What to do — Every line from the one holding "Reproduce this chart with D3.js." through the one holding "16, 17, 18];" should be returned exactly, both included; the pictures should not.

Data shown —
_ _ _ _ _

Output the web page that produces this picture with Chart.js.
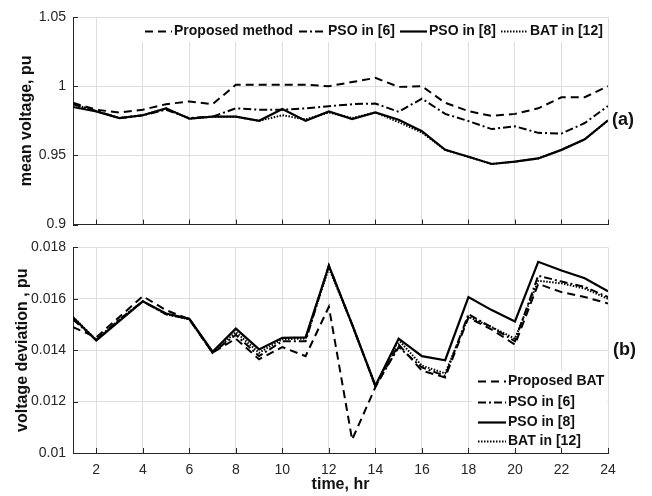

_ _ _ _ _

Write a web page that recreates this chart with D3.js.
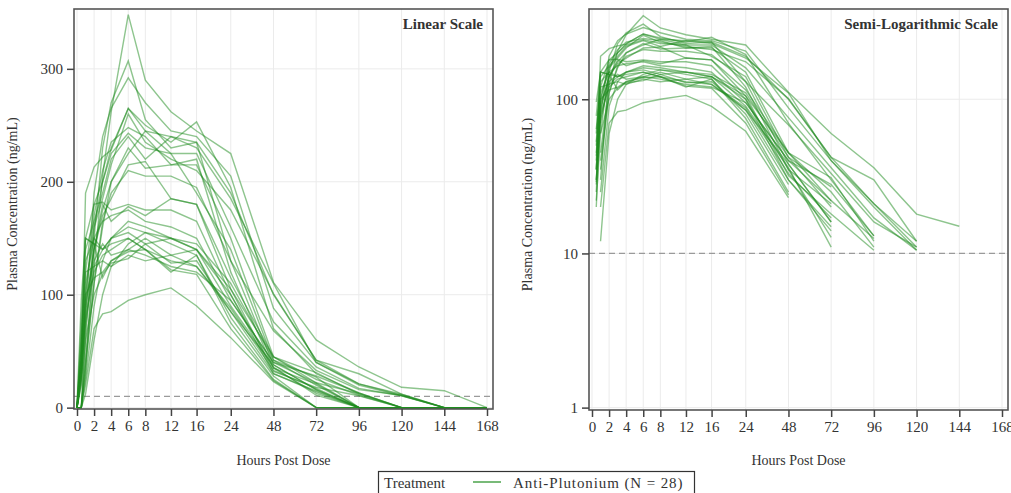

_ _ _ _ _

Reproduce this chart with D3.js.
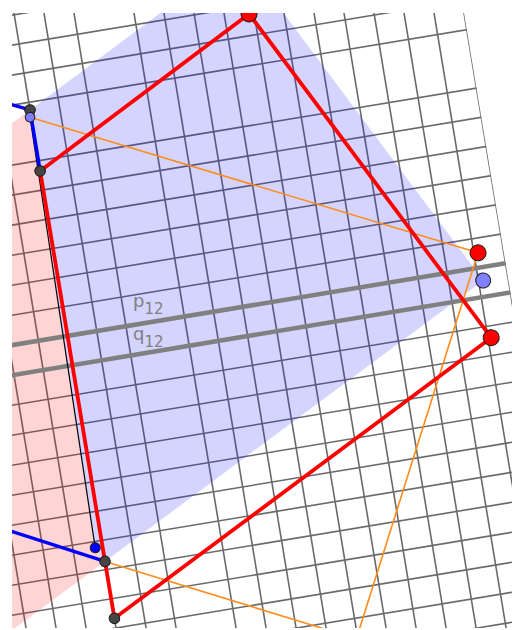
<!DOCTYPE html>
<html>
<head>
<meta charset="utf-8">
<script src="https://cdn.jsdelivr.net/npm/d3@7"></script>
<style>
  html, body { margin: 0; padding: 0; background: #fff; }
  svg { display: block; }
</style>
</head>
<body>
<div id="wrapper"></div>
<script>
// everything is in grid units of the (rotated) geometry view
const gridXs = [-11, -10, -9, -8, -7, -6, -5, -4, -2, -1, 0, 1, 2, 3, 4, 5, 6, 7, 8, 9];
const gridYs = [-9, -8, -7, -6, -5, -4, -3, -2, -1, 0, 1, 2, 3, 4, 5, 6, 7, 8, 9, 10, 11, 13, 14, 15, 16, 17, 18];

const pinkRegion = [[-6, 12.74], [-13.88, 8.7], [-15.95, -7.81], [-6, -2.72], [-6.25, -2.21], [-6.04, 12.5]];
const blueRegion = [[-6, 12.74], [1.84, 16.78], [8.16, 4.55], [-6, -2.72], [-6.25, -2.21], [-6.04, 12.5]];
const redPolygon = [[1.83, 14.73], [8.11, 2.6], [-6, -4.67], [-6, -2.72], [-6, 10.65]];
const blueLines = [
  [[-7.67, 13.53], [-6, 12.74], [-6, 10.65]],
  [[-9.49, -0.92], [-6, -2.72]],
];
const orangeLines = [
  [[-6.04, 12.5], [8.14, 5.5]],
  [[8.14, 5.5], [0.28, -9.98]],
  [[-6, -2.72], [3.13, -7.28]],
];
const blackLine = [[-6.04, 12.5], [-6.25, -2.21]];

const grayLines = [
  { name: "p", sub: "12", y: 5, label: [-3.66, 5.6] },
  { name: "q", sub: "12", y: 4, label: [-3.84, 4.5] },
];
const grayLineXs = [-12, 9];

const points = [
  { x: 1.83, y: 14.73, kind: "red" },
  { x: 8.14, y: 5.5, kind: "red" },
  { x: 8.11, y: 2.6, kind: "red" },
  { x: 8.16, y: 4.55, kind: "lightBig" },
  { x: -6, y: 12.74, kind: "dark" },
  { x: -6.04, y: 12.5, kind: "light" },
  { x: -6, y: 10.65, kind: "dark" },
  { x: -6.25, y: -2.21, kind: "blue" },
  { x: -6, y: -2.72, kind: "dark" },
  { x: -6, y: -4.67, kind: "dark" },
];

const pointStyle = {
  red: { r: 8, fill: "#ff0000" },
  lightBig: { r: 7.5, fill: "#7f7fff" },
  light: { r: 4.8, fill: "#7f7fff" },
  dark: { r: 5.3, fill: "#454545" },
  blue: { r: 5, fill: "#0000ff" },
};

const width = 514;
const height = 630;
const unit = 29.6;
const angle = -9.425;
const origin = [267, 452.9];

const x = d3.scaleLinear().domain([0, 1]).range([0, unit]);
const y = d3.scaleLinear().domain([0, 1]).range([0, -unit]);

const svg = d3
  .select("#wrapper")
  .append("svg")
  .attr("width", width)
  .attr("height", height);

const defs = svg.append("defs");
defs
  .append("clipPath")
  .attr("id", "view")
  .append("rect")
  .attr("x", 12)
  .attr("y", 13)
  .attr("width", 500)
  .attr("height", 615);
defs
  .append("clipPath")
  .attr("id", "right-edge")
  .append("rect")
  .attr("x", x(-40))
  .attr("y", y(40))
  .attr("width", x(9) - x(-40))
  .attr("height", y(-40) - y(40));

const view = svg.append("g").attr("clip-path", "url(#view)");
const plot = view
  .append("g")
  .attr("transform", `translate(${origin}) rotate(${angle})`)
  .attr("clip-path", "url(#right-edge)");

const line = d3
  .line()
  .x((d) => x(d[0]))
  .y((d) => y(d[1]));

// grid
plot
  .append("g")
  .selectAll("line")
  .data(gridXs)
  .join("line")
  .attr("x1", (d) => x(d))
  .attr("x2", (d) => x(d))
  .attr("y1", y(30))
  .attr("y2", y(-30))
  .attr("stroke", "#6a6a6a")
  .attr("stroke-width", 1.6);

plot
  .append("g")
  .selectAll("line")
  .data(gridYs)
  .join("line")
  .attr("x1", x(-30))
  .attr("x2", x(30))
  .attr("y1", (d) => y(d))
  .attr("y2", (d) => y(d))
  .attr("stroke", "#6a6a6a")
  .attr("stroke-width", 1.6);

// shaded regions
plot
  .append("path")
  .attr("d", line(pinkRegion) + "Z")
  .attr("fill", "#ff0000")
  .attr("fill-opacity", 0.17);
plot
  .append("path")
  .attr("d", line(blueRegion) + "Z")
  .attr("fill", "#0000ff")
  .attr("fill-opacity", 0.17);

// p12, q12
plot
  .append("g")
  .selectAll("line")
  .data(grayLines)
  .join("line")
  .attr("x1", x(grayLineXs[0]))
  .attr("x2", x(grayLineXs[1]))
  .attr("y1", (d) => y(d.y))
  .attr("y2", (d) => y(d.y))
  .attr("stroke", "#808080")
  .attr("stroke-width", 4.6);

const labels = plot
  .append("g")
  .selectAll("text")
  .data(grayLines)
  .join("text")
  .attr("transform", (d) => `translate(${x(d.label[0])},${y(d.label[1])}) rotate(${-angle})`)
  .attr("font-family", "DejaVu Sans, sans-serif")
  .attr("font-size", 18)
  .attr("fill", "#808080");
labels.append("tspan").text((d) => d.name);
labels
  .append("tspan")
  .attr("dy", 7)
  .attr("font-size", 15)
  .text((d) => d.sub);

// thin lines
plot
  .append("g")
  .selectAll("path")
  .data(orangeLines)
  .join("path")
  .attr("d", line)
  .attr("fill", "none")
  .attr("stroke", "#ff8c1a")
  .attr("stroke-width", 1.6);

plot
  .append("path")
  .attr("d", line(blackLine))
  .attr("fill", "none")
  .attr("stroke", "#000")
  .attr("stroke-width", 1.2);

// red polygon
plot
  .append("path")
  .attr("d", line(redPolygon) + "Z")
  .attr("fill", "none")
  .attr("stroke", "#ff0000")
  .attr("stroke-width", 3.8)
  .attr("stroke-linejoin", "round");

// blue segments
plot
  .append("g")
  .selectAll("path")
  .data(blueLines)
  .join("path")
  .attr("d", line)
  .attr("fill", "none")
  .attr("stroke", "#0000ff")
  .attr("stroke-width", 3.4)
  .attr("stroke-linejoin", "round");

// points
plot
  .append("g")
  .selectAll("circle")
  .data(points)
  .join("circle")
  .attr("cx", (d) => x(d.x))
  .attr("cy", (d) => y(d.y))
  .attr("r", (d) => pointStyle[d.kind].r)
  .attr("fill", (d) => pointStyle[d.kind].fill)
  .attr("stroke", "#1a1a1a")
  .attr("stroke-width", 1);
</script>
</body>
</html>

_ _ _ _ _

Response to this exercise —
Reproduce this chart with D3.js.
<!DOCTYPE html>
<html>
<head>
<meta charset="utf-8">
<script src="https://cdn.jsdelivr.net/npm/d3@7"></script>
<style>
  html, body { margin: 0; padding: 0; background: #fff; }
  svg { display: block; }
</style>
</head>
<body>
<div id="wrapper"></div>
<script>
// everything is in grid units of the (rotated) geometry view
const gridXs = [-11, -10, -9, -8, -7, -6, -5, -4, -2, -1, 0, 1, 2, 3, 4, 5, 6, 7, 8, 9];
const gridYs = [-9, -8, -7, -6, -5, -4, -3, -2, -1, 0, 1, 2, 3, 4, 5, 6, 7, 8, 9, 10, 11, 13, 14, 15, 16, 17, 18];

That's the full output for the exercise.